WTF is with this thread? I understand school pride and conference pride, but eyes wide open people. The ACC has been pretty slimy and so has ESPN. I have little doubt that they don't want the details coming out. These people have reputations and move about in rarified society. There is some ugliness there, and denying it is simply willful blindness.
As for the whole Louisville vs Rutgers vs Maryland thing, use your brains. The B1G wasn't looking for athletic success. It got that the last two times wth Penn State and Nebraska. This time it needed markets, since some of its markets (cough: Detroit) are becoming virtual wastelands. Thanks to a government with idiocy on steroids, DC is flush with people and money. New Jersey ties up Philly when combined with Penn State, and gets a toe in the water in NYC. Rutgers always looked like a Big Ten school, it just never played like one. Maryland is mid-pack, they are Iowa athletically, with a much better market. Both choices retained the B1Gs academic and geographic requirements. On field performance is much easier to change than location, reputation, size and academics.

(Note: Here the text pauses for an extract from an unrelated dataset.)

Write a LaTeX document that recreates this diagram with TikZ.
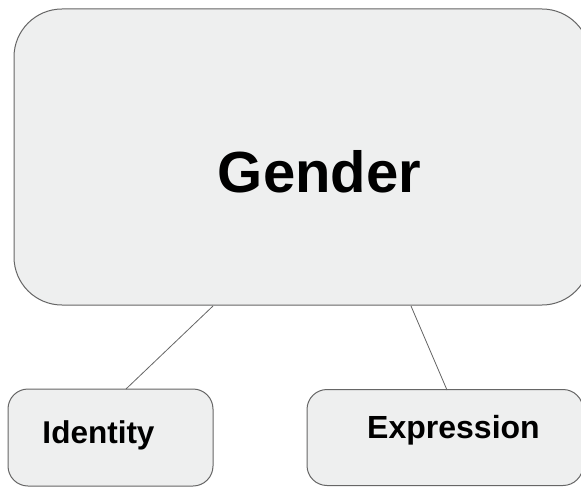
\documentclass[tikz,border=0pt]{standalone}
\usepackage{fontspec}
\setmainfont{Liberation Sans}
\definecolor{boxfill}{HTML}{EEEFEF}
\definecolor{boxline}{HTML}{666666}
\begin{document}
\begin{tikzpicture}[x=1pt,y=-1pt,
  box/.style={draw=boxline,fill=boxfill,line width=1pt,inner sep=0pt},
  lbl/.style={font=\bfseries,inner sep=0pt,anchor=base},
  conn/.style={draw=boxline,line width=0.8pt}]
\useasboundingbox (0,0) rectangle (581,487);
\begin{scope}
\clip (0,0) rectangle (581,487);
\node[box,rounded corners=48pt,minimum width=576pt,minimum height=296pt] (gbox) at (302,157) {};
\node[box,rounded corners=20pt,minimum width=205pt,minimum height=97pt] (ibox) at (110.5,437.5) {};
\node[box,rounded corners=20pt,minimum width=276pt,minimum height=96pt] (ebox) at (445,437.5) {};
\end{scope}
\node[lbl,font=\fontsize{58}{60}\selectfont\bfseries] (gender) at (319.5,192) {Gender};
\node[lbl,font=\fontsize{31.5}{34}\selectfont\bfseries] (identity) at (98.5,443) {Identity};
\node[lbl,font=\fontsize{32}{34}\selectfont\bfseries] (expression) at (453.5,438) {Expression};
\coordinate (g1) at (213,306);
\coordinate (g2) at (411,306);
\coordinate (i1) at (126,389);
\coordinate (e1) at (447,390);
\draw[conn] (g1) -- (i1);
\draw[conn] (g2) -- (e1);
\end{tikzpicture}
\end{document}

Since the ACC had a differnet problem, weak recent performances on field, they wanted on field performance and brand value. To get it, they compromised their academic reputation and geographic logic, and took Louisville. Short term, it was the right move...long term, it will haunt them. With UConn they would have the same on-court basketball performance, or better, and weaker football, but they would make no geographic or academic compromises. In fact, given that they had just lost a school in the largest market in the conference, you might think they would want to capture a school in a larger market. Instead they went to nowhereville. If Louisville football declines without Strong, and Diaco brings UConn up, how does that decision look? Mind bogglingly stupid, that's how. Considering the ACC rejected WVU on academics, it looks even worse. WVU would be a much better choice than Louisville in every way. Unless you get a long-time stud, like Nebraska or Penn State (or UConn & Louisville basketball), you do not consider short term on-field success in choosing teams. It is meaningless.
My guess is that if the ACC presidents knew that FSU would win a title, that Duke would actually be good, and that UNC would show signs of becoming a player in football (scandals aside), they wouldn't take Louisville. It was a reactionary move with no long term thought involved.